Smith traveled to New York for the show’s opening. The exhibition’s rapturous reception amongst New York’s literati and the deteriorating political situation in Europe inclined Smith to return to America. She set up house in New York on West 51st Street, where she would live until her death.

In the spacious modernist apartment, she was the consummate host of soirées and culinary experiments that are said to have included among many others Max Ernst, Kurt Seligmann, Bob Motherwell, Little Richard, André Breton, Oscar Levant, Nikola Tesla, Dai Vernon, Linus Pauling, Louis Kahn, Maya Deren, John Cage, Joseph Cornell, Kurt Gödel, Nadia Boulanger Dylan Thomas, and Al Schoenberg.

In 1938, Smith famously wired Samuel Beckett in Paris while he was recuperating from a severe stabbing by the gangster pimp, Prudent. The telegram read, “STOP”.

The Hannah Smith Agency

Smith established her agency in New York in 1938. Keenly aware of the difficulties facing European artists arriving in New York, her intention was to make a professional practice of promoting new talents and ideas to a wider public.

Taking inspiration from the photographer Dorothy Norman, her intention was that avant-garde ideas would become part of the mainstream and effect social change.

In the late 1940s Smith sought to produce “The Witches' Cradle,” a film that Maya Deren and Marcel Duchamp envisaged in his Fourteenth Street studio but never completed, Deren giving up formal art practice upon her initiation into Vodou.

Smith supported the groundbreaking fieldwork of Ilona and Peter Opie in the 1950s, researching children’s games, toys and playgrounds. Through a connection with the Opies, at this time the Hannah Smith Agency sought publishing for Mim Hickman's complete and comprehensive archive of songs, dances and scrimshaw from Blackwaterfoot Bay in the Arran Isles.

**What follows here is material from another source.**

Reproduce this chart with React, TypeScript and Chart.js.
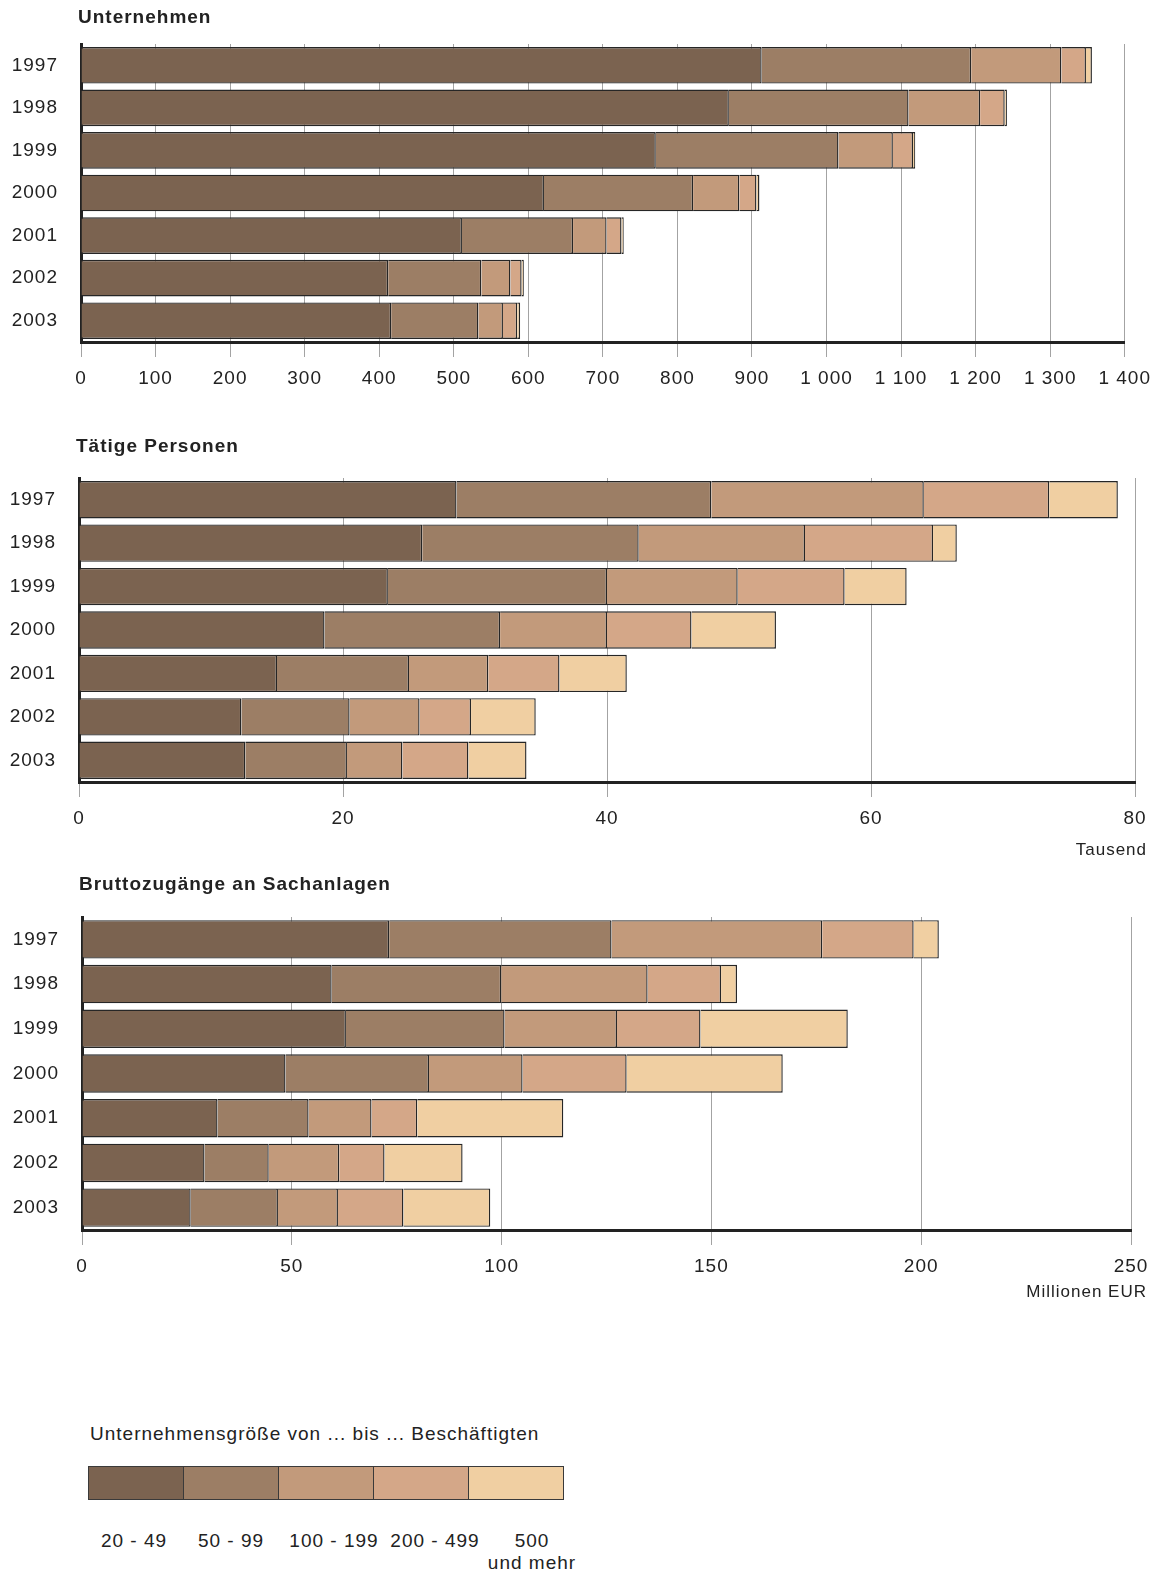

In 1960, the Smith Agency sent 16mm cameras, film stock and editing equipment to the Yuat-Langam people in the Sepik River area of Papua New Guinea, the intention being that the Yuat-Langam people would collectively make movies and the Smith agency would arrange distribution.

Later Life.
With her health in decline, and with her admiration for John Cage and his work, Smith was an avid supporter of the Mycological Society of America and spent restful times in the forests of upstate New York with Cage and other mushroom-loving friends.